Possessing male-model good looks is rarely a detriment, either, unless

it's used against you. The British music press has a longstanding

reputation for hyping bands up just to take them down, and the

Lostprophets have felt their share of backlash. The group has been

unfairly labeled a boy band that can't write its own songs. The band's

members learned to develop a thick skin against these unjust innuendos.

In fact, they're entertained by some of the more far-fetched rumors,

like the one about them being in rehab, despite four of the six guys

being straightedge.

"I love reading rumors," Watkins said. "It happens. A band sells a

certain amount of records and gets in the spotlight, and then it's time

to talk crap about them. It's just the way it happens. It's the nature

of the beast."

With a hit single, "Last Train Home," already under their belts, the

Lostprophets aren't worried about justifying their skills or disproving

rumors while on the road with pals Hoobastank and Ima Robot. Having fun

is all that's on the agenda from the tour's start Friday in

Chattanooga, Tennessee, through its finale a month later (see [article id="1485256"]"Hoobastank, Lostprophets To Invade College Campuses"[/article]).

"Touring with your friends is always cool," Watkins said. "It's going

to be a laugh. It's going to be awesome because we're just going to

mess around and have a lot of fun."

The Lostprophets hope "Make a Move," the next single from their

sophomore album, Start Something, will share the success of "Last

Train Home." On Wednesday, the band filmed a video in Los Angeles for the

track, which blends fluttering drum beats with heavy guitars and a

determined call-to-arms chorus. As with most things pertaining to their

career, the bandmembers took an active role in the creation of the

clip, which was directed by Steven Murashige (Incubus, the Ataris).

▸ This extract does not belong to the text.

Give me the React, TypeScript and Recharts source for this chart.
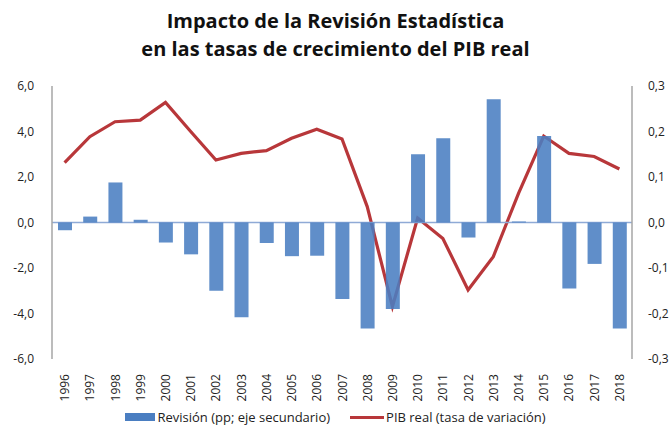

"We do our own artwork, our own merch," Watkins said. "If you want

something done properly, you should do it yourself. And I don't want

anybody else trying to tell us what we should be or have an image or a

vision for us. We write the music and we're not going to give

everything else away to other people."

"Unless it's our stylists," programmer Jamie Oliver joked.

"Or our songwriters," added guitarist Lee Gaze.

"And don't forget our choreographers," Watkins followed. "And makeup

artists, personal trainers and yoga instructors."